The Popular Shapes
w/the Spits, Dead Moon

Fri Aug 9, Graceland, $7 (late show).

Take the Pixies and give them a whoooole lot of methamphetamine. Put a pre-ambient Brian Eno and a pre-burnout Iggy Pop in a room with the band. Provide one mic for Frank Black and Iggy Pop to fight over. Seal the room off and apply a level of pressure roughly equivalent to that at the bottom of the ocean. Shake vigorously, and Popular Shapes come close to the musical hybrid you'd end up making.

Seattle's Popular Shapes have an offbeat sonic formula for sure, one that frontman Nick Brawley is fully aware of. "The whole point of doing this was just to do something that none of us had ever done before," he says. "We were in a band, kind of garagey punk stuff, and we were playing the music, but we weren't listening to that kind of music anymore--we were listening to things like Wire and the Fall. Everybody just kind of lost interest. I think we're playing stuff that makes more sense for us now."

The influences from the members' garage punk days (Brawley and bassist Lee Reeder are formerly of the River Rats; drummer Kevin Jones and Trent Coahran cut their teeth in Eastern Washington's awesome Ninja Boners) are palpable in their current sound, but the Shapes also employ a more collaborative songwriting style to break outside the standard punk mold in ear-catching, invigorating ways. "We focus less now on making sure we're playing the same chords and more on the way it sounds," says Brawley.

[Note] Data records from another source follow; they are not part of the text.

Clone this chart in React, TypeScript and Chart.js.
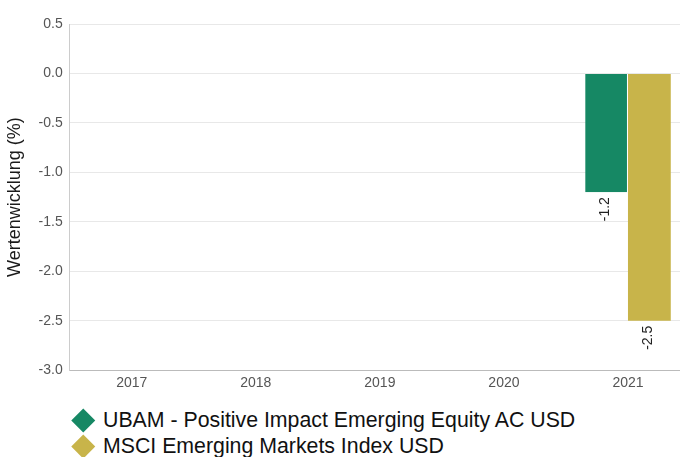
import React, { useEffect, useRef } from "react";
import { Chart, registerables } from "chart.js";

Chart.register(...registerables);

const categories = ["2017", "2018", "2019", "2020", "2021"];
const fundValues = [null, null, null, null, -1.2];
const indexValues = [null, null, null, null, -2.5];
const fundName = "UBAM - Positive Impact Emerging Equity AC USD";
const indexName = "MSCI Emerging Markets Index USD";
const yTitle = "Wertenwicklung (%)";
const fundColor = "#168864";
const indexColor = "#C8B44A";

const FONT = "'Liberation Sans', Arial, sans-serif";

const labelPlugin = {
  id: "barLabels",
  afterDatasetsDraw(chart: any) {
    const ctx = chart.ctx;
    chart.data.datasets.forEach((ds: any, di: number) => {
      const meta = chart.getDatasetMeta(di);
      meta.data.forEach((bar: any, i: number) => {
        const v = ds.data[i];
        if (v === null || v === undefined) return;
        ctx.save();
        ctx.translate(bar.x - 1, bar.y + 5);
        ctx.rotate(-Math.PI / 2);
        ctx.font = `14px ${FONT}`;
        ctx.fillStyle = "#222";
        ctx.textAlign = "right";
        ctx.textBaseline = "middle";
        ctx.fillText(v.toFixed(1), 0, 0);
        ctx.restore();
      });
    });
  },
};

const legendItems = [
  { name: fundName, color: fundColor },
  { name: indexName, color: indexColor },
];

export default function App() {
  const ref = useRef<HTMLCanvasElement>(null);
  useEffect(() => {
    if (!ref.current) return;
    const chart = new Chart(ref.current, {
      type: "bar",
      data: {
        labels: categories,
        datasets: [
          {
            label: fundName,
            data: fundValues,
            backgroundColor: fundColor,
            borderColor: "#ffffff",
            borderWidth: { left: 0, right: 1, top: 0, bottom: 0 },
            borderSkipped: false,
            categoryPercentage: 0.69,
            barPercentage: 1.0,
          } as any,
          {
            label: indexName,
            data: indexValues,
            backgroundColor: indexColor,
            borderWidth: 0,
            categoryPercentage: 0.69,
            barPercentage: 1.0,
          } as any,
        ],
      },
      options: {
        responsive: false,
        maintainAspectRatio: false,
        animation: false,
        layout: { padding: { top: 24, right: 0, left: 0, bottom: 5 } },
        plugins: {
          tooltip: { enabled: false },
          legend: { display: false },
        },
        scales: {
          x: {
            grid: { display: false, drawTicks: false },
            border: { color: "#bbbbbb" },
            ticks: { color: "#555", padding: 5, font: { family: FONT, size: 14 } },
          },
          y: {
            min: -3,
            max: 0.5,
            ticks: {
              stepSize: 0.5,
              padding: 7,
              color: "#555",
              font: { family: FONT, size: 14 },
              callback: (v: any) => Number(v).toFixed(1),
            },
            grid: { color: "#e8e8e8", drawTicks: false },
            border: { color: "#cccccc" },
            title: {
              display: true,
              text: yTitle,
              color: "#1a1a1a",
              font: { family: FONT, size: 18 },
              padding: { top: 4, bottom: 6 },
            },
          },
        },
      },
      plugins: [labelPlugin],
    });
    return () => chart.destroy();
  }, []);
  return (
    <div
      style={{
        position: "fixed",
        left: 0,
        top: 0,
        width: 680,
        height: 457,
        overflow: "hidden",
        fontFamily: FONT,
        background: "#fff",
      }}
    >
      <canvas ref={ref} width={690} height={402} style={{ display: "block", width: 690, height: 402 }} />
      <div style={{ marginTop: 5, paddingLeft: 75 }}>
        {legendItems.map((it) => (
          <div
            key={it.name}
            style={{ display: "flex", alignItems: "center", height: 26, fontSize: 21.3, color: "#111", whiteSpace: "nowrap" }}
          >
            <span
              style={{
                display: "inline-block",
                width: 16.5,
                height: 16.5,
                background: it.color,
                transform: "rotate(45deg)",
                marginRight: 11.5,
                flex: "none",
              }}
            />
            <span>{it.name}</span>
          </div>
        ))}
      </div>
    </div>
  );
}
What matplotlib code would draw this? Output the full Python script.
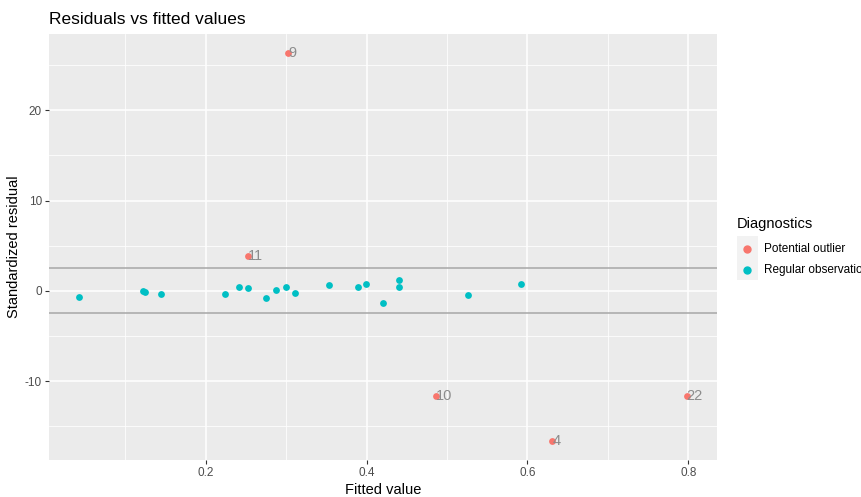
import numpy as np
import matplotlib
matplotlib.use("Agg")
import matplotlib.pyplot as plt
from matplotlib.lines import Line2D
from matplotlib.patches import Rectangle

plt.rcParams['font.family'] = ['Liberation Sans', 'DejaVu Sans']
plt.rcParams['axes.unicode_minus'] = False

#-----------------------------------------------------------------------------
# data

outlier_fitted = [0.303, 0.2525, 0.486, 0.631, 0.798]
outlier_resid = [26.3, 3.9, -11.7, -16.6, -11.7]
outlier_labels = ["9", "11", "10", "4", "22"]

regular_fitted = [0.043, 0.1215, 0.125, 0.144, 0.2244, 0.2418, 0.253, 0.2752,
                  0.2872, 0.3004, 0.3107, 0.3529, 0.3893, 0.3996, 0.4207,
                  0.4405, 0.4405, 0.526, 0.592]
regular_resid = [-0.74, 0.03, -0.11, -0.4, -0.4, 0.44, 0.33, -0.81, 0.11, 0.44,
                 -0.29, 0.66, 0.44, 0.77, -1.33, 1.22, 0.41, -0.52, 0.77]

groups = ["Potential outlier", "Regular observation"]
colors = ["#F8766D", "#00BFC4"]
threshold = 2.5

#-----------------------------------------------------------------------------

W, H = 862, 497
fig = plt.figure(figsize=(W / 100, H / 100), dpi=100)
left, right, top, bottom = 49, 717, 34, 460
ax = fig.add_axes([left / W, 1 - bottom / H, (right - left) / W, (bottom - top) / H])

ax.set_facecolor("#EBEBEB")
for s in ax.spines.values():
    s.set_visible(False)

# ggplot style limits (5% expansion)
allx = np.array(outlier_fitted + regular_fitted)
ally = np.array(outlier_resid + regular_resid)
dx = (allx.max() - allx.min()) * 0.05
dy = (ally.max() - ally.min()) * 0.05
ax.set_xlim(allx.min() - dx, allx.max() + dx)
ax.set_ylim(ally.min() - dy, ally.max() + dy)

ax.set_xticks([0.2, 0.4, 0.6, 0.8])
ax.set_xticklabels(["0.2", "0.4", "0.6", "0.8"])
ax.set_yticks([-10, 0, 10, 20])
ax.set_xticks([0.1, 0.3, 0.5, 0.7], minor=True)
ax.set_yticks([-15, -5, 5, 15, 25], minor=True)
ax.grid(which="major", color="white", linewidth=1.1)
ax.grid(which="minor", color="white", linewidth=0.55)
ax.set_axisbelow(True)
ax.tick_params(which="major", length=3, color="#333333", labelcolor="#4D4D4D",
               labelsize=8.5, pad=2)
ax.tick_params(which="minor", length=0)

ax.axhline(threshold, color="#A6A6A6", linewidth=1.1, zorder=1.5)
ax.axhline(-threshold, color="#A6A6A6", linewidth=1.1, zorder=1.5)

ax.scatter(outlier_fitted, outlier_resid, s=24, color=colors[0], zorder=3, linewidths=0)
ax.scatter(regular_fitted, regular_resid, s=24, color=colors[1], zorder=3, linewidths=0)
for xv, yv, lab in zip(outlier_fitted, outlier_resid, outlier_labels):
    ax.text(xv, yv, lab, ha="left", va="center", fontsize=10.5, color="#8C8C8C", zorder=4)

ax.set_xlabel("Fitted value", fontsize=10.5, color="black", labelpad=3)
ax.set_ylabel("Standardized residual", fontsize=10.5, color="black", labelpad=3)
ax.set_title("Residuals vs fitted values", fontsize=12.5, loc="left", pad=7)

#-----------------------------------------------------------------------------
# legend drawn by hand, ggplot style

fig.text(737 / W, 1 - 224 / H, "Diagnostics", fontsize=10.5, ha="left", va="center")
fig.add_artist(Rectangle((737 / W, 1 - 280 / H), 21 / W, 44 / H,
                         transform=fig.transFigure, facecolor="#F2F2F2",
                         edgecolor="none"))
for i, (lab, col) in enumerate(zip(groups, colors)):
    yy = 1 - (249 + 21 * i) / H
    fig.add_artist(Line2D([747.5 / W], [yy], marker="o", markersize=5,
                          color=col, linestyle="none", transform=fig.transFigure))
    fig.text(764 / W, yy, lab, fontsize=8.5, ha="left", va="center")

fig.savefig("out.png", dpi=100)
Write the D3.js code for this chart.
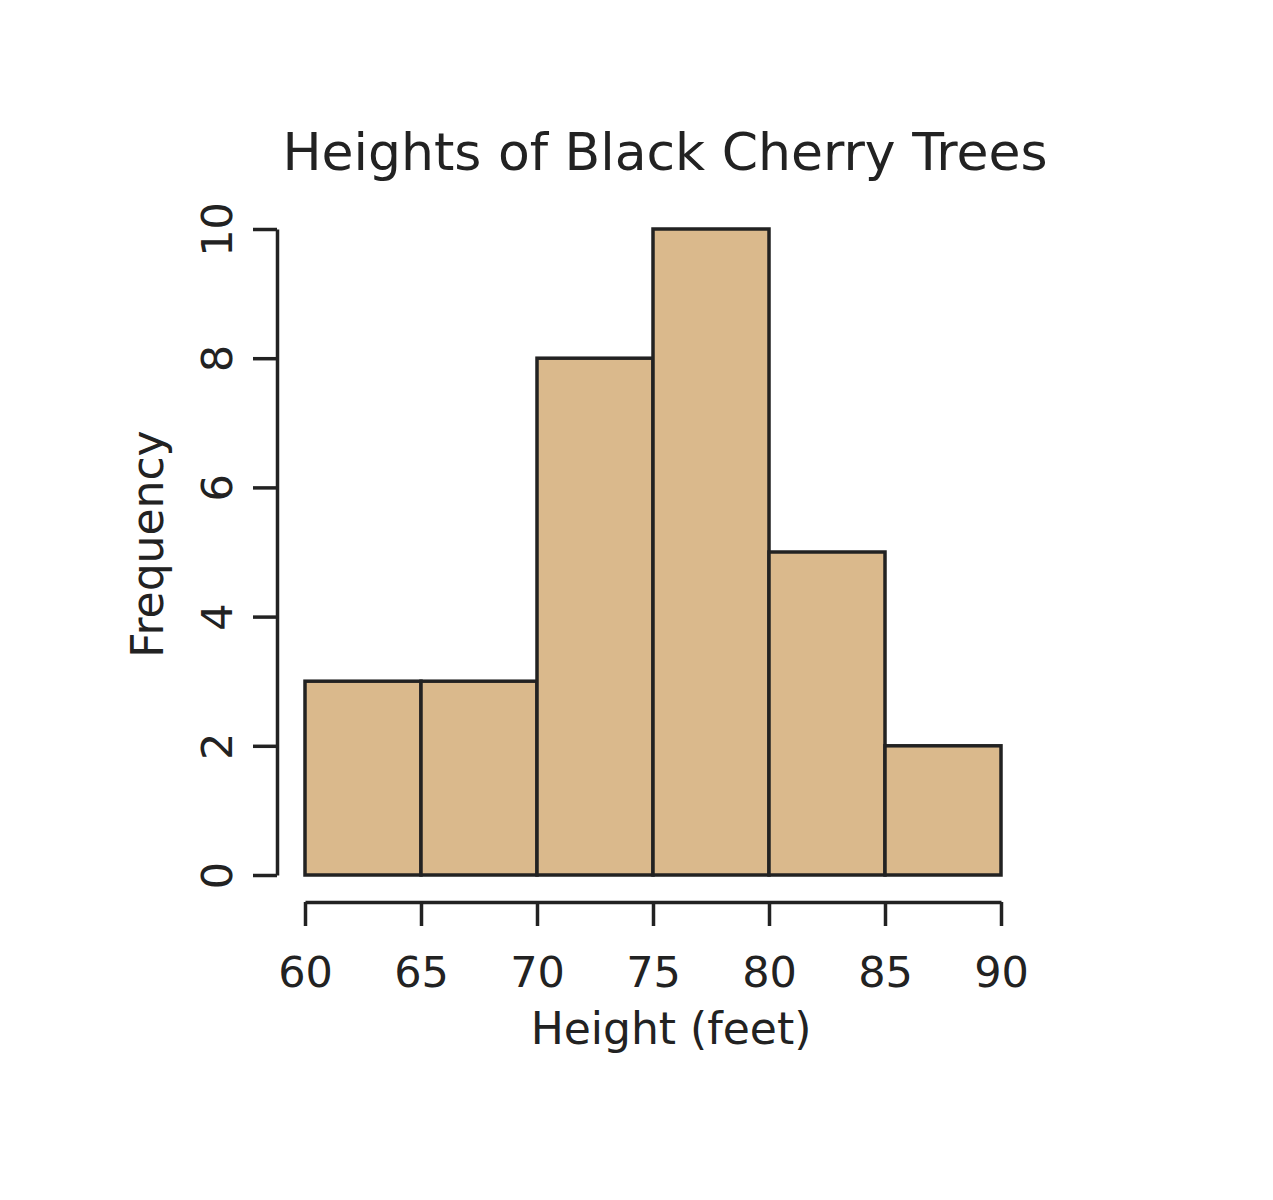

Propelling drums, overdriven guitars, and spastic, exclamatory vocals are all present, but the listener soon gets knocked out of that familiarity by a quirky little changeup in the rhythm. A guitar or bass line shoots off in some psychotic direction that really shouldn't work, but does. Then, suddenly, the backing vocals come in, and one realizes that buried underneath this arrangement lie freakishly mammoth hooks.

Between Seattle's self-importantly "mature" indie artists and self-consciously simple punk rawkers are acts like the Popular Shapes--straddling both paths and combining the expanded expression of age with youth's manic energy.